**Exercise description**
Give every line of the material again, exactly as written.
◇ ◇ ◇ ◇
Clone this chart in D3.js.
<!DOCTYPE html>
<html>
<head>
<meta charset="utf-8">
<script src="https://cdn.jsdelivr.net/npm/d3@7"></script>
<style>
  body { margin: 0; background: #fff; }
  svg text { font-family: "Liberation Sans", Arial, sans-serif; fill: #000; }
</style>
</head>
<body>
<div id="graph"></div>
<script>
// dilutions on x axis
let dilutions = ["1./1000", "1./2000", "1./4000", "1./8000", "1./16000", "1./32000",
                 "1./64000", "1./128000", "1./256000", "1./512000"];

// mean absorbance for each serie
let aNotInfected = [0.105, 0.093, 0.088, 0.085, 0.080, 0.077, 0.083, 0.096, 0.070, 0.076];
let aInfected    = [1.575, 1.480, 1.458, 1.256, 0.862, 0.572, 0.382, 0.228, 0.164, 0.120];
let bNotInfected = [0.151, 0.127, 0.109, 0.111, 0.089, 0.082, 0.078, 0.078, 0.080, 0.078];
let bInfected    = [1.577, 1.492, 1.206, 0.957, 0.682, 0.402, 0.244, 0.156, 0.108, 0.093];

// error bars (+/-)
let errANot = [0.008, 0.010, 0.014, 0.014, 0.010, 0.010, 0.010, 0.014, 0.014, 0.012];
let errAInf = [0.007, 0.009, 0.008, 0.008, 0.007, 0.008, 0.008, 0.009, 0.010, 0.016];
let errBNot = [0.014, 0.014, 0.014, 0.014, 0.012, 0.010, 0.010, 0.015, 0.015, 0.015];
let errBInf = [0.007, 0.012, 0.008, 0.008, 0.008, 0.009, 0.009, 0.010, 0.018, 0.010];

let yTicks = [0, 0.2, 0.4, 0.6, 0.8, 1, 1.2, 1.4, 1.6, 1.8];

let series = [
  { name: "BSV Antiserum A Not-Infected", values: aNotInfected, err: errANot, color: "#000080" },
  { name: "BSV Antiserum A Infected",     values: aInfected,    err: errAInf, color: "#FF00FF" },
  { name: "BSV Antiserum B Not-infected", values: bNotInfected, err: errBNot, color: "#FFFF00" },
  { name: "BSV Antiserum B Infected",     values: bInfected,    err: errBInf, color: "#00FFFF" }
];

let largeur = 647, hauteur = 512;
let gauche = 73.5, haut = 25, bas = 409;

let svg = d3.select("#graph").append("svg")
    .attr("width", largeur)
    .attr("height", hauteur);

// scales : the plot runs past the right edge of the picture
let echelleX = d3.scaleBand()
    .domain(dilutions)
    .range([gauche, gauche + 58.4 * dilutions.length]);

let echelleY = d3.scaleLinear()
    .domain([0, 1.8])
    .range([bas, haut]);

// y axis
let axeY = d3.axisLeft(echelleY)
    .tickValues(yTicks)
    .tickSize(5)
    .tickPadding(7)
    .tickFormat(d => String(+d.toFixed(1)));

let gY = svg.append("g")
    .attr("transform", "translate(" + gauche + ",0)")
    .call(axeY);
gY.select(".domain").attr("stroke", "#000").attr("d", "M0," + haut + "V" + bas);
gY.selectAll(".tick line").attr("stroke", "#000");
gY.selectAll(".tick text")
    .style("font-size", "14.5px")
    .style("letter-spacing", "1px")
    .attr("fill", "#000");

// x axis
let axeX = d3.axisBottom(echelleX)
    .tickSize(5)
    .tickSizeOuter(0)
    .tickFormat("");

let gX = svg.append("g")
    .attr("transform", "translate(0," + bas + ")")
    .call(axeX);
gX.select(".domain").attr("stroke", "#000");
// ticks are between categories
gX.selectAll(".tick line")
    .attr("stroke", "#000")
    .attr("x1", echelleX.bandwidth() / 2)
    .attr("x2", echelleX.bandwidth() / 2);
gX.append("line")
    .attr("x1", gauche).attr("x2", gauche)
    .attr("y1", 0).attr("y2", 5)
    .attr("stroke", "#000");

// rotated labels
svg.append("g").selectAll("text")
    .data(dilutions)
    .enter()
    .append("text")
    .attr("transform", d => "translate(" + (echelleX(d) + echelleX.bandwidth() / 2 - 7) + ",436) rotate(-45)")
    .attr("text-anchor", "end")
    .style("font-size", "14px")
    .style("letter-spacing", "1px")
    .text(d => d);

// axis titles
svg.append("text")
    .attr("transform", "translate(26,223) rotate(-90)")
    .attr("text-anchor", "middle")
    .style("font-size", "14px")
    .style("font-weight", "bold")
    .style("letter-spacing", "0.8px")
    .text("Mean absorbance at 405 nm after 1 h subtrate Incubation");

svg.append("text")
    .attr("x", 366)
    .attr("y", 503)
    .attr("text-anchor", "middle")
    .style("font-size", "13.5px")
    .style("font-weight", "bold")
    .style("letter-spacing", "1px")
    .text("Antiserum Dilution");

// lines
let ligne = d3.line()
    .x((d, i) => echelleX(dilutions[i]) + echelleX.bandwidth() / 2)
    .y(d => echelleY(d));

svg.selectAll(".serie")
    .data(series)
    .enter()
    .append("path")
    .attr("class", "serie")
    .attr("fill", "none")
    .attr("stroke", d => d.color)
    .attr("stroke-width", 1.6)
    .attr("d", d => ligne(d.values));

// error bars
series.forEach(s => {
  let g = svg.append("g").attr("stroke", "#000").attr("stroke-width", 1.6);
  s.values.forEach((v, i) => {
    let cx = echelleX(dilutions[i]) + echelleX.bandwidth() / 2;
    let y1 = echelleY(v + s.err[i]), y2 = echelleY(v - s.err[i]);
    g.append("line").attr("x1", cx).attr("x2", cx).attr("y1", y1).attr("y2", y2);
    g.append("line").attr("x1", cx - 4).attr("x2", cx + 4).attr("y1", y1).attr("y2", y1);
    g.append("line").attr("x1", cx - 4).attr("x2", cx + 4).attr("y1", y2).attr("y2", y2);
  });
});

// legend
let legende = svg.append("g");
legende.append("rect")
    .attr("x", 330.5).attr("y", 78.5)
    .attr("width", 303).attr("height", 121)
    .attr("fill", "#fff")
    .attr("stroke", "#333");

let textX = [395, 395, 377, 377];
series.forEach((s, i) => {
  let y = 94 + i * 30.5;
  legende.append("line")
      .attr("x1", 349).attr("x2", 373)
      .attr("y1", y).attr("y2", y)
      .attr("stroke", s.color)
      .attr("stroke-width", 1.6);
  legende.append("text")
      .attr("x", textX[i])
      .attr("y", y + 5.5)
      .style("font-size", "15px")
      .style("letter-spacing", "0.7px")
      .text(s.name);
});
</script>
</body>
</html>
◇ ◇ ◇ ◇
**Exercise answer**
Clone this chart in D3.js.
<!DOCTYPE html>
<html>
<head>
<meta charset="utf-8">
<script src="https://cdn.jsdelivr.net/npm/d3@7"></script>
<style>
  body { margin: 0; background: #fff; }
  svg text { font-family: "Liberation Sans", Arial, sans-serif; fill: #000; }
</style>
</head>
<body>
<div id="graph"></div>
<script>
// dilutions on x axis
let dilutions = ["1./1000", "1./2000", "1./4000", "1./8000", "1./16000", "1./32000",
                 "1./64000", "1./128000", "1./256000", "1./512000"];

// mean absorbance for each serie
let aNotInfected = [0.105, 0.093, 0.088, 0.085, 0.080, 0.077, 0.083, 0.096, 0.070, 0.076];
let aInfected    = [1.575, 1.480, 1.458, 1.256, 0.862, 0.572, 0.382, 0.228, 0.164, 0.120];
let bNotInfected = [0.151, 0.127, 0.109, 0.111, 0.089, 0.082, 0.078, 0.078, 0.080, 0.078];
let bInfected    = [1.577, 1.492, 1.206, 0.957, 0.682, 0.402, 0.244, 0.156, 0.108, 0.093];

// error bars (+/-)
let errANot = [0.008, 0.010, 0.014, 0.014, 0.010, 0.010, 0.010, 0.014, 0.014, 0.012];
let errAInf = [0.007, 0.009, 0.008, 0.008, 0.007, 0.008, 0.008, 0.009, 0.010, 0.016];
let errBNot = [0.014, 0.014, 0.014, 0.014, 0.012, 0.010, 0.010, 0.015, 0.015, 0.015];
let errBInf = [0.007, 0.012, 0.008, 0.008, 0.008, 0.009, 0.009, 0.010, 0.018, 0.010];

let yTicks = [0, 0.2, 0.4, 0.6, 0.8, 1, 1.2, 1.4, 1.6, 1.8];

let series = [
  { name: "BSV Antiserum A Not-Infected", values: aNotInfected, err: errANot, color: "#000080" },
  { name: "BSV Antiserum A Infected",     values: aInfected,    err: errAInf, color: "#FF00FF" },
  { name: "BSV Antiserum B Not-infected", values: bNotInfected, err: errBNot, color: "#FFFF00" },
  { name: "BSV Antiserum B Infected",     values: bInfected,    err: errBInf, color: "#00FFFF" }
];

let largeur = 647, hauteur = 512;
let gauche = 73.5, haut = 25, bas = 409;

let svg = d3.select("#graph").append("svg")
    .attr("width", largeur)
    .attr("height", hauteur);

// scales : the plot runs past the right edge of the picture
let echelleX = d3.scaleBand()
    .domain(dilutions)
    .range([gauche, gauche + 58.4 * dilutions.length]);

let echelleY = d3.scaleLinear()
    .domain([0, 1.8])
    .range([bas, haut]);

// y axis
let axeY = d3.axisLeft(echelleY)
    .tickValues(yTicks)
    .tickSize(5)
    .tickPadding(7)
    .tickFormat(d => String(+d.toFixed(1)));

let gY = svg.append("g")
    .attr("transform", "translate(" + gauche + ",0)")
    .call(axeY);
gY.select(".domain").attr("stroke", "#000").attr("d", "M0," + haut + "V" + bas);
gY.selectAll(".tick line").attr("stroke", "#000");
gY.selectAll(".tick text")
    .style("font-size", "14.5px")
    .style("letter-spacing", "1px")
    .attr("fill", "#000");

// x axis
let axeX = d3.axisBottom(echelleX)
    .tickSize(5)
    .tickSizeOuter(0)
    .tickFormat("");

let gX = svg.append("g")
    .attr("transform", "translate(0," + bas + ")")
    .call(axeX);
gX.select(".domain").attr("stroke", "#000");
// ticks are between categories
gX.selectAll(".tick line")
    .attr("stroke", "#000")
    .attr("x1", echelleX.bandwidth() / 2)
    .attr("x2", echelleX.bandwidth() / 2);
gX.append("line")
    .attr("x1", gauche).attr("x2", gauche)
    .attr("y1", 0).attr("y2", 5)
    .attr("stroke", "#000");

// rotated labels
svg.append("g").selectAll("text")
    .data(dilutions)
    .enter()
    .append("text")
    .attr("transform", d => "translate(" + (echelleX(d) + echelleX.bandwidth() / 2 - 7) + ",436) rotate(-45)")
    .attr("text-anchor", "end")
    .style("font-size", "14px")
    .style("letter-spacing", "1px")
    .text(d => d);

// axis titles
svg.append("text")
    .attr("transform", "translate(26,223) rotate(-90)")
    .attr("text-anchor", "middle")
    .style("font-size", "14px")
    .style("font-weight", "bold")
    .style("letter-spacing", "0.8px")
    .text("Mean absorbance at 405 nm after 1 h subtrate Incubation");

svg.append("text")
    .attr("x", 366)
    .attr("y", 503)
    .attr("text-anchor", "middle")
    .style("font-size", "13.5px")
    .style("font-weight", "bold")
    .style("letter-spacing", "1px")
    .text("Antiserum Dilution");

// lines
let ligne = d3.line()
    .x((d, i) => echelleX(dilutions[i]) + echelleX.bandwidth() / 2)
    .y(d => echelleY(d));

svg.selectAll(".serie")
    .data(series)
    .enter()
    .append("path")
    .attr("class", "serie")
    .attr("fill", "none")
    .attr("stroke", d => d.color)
    .attr("stroke-width", 1.6)
    .attr("d", d => ligne(d.values));

// error bars
series.forEach(s => {
  let g = svg.append("g").attr("stroke", "#000").attr("stroke-width", 1.6);
  s.values.forEach((v, i) => {
    let cx = echelleX(dilutions[i]) + echelleX.bandwidth() / 2;
    let y1 = echelleY(v + s.err[i]), y2 = echelleY(v - s.err[i]);
    g.append("line").attr("x1", cx).attr("x2", cx).attr("y1", y1).attr("y2", y2);
    g.append("line").attr("x1", cx - 4).attr("x2", cx + 4).attr("y1", y1).attr("y2", y1);
    g.append("line").attr("x1", cx - 4).attr("x2", cx + 4).attr("y1", y2).attr("y2", y2);
  });
});

// legend
let legende = svg.append("g");
legende.append("rect")
    .attr("x", 330.5).attr("y", 78.5)
    .attr("width", 303).attr("height", 121)
    .attr("fill", "#fff")
    .attr("stroke", "#333");

let textX = [395, 395, 377, 377];
series.forEach((s, i) => {
  let y = 94 + i * 30.5;
  legende.append("line")
      .attr("x1", 349).attr("x2", 373)
      .attr("y1", y).attr("y2", y)
      .attr("stroke", s.color)
      .attr("stroke-width", 1.6);
  legende.append("text")
      .attr("x", textX[i])
      .attr("y", y + 5.5)
      .style("font-size", "15px")
      .style("letter-spacing", "0.7px")
      .text(s.name);
});
</script>
</body>
</html>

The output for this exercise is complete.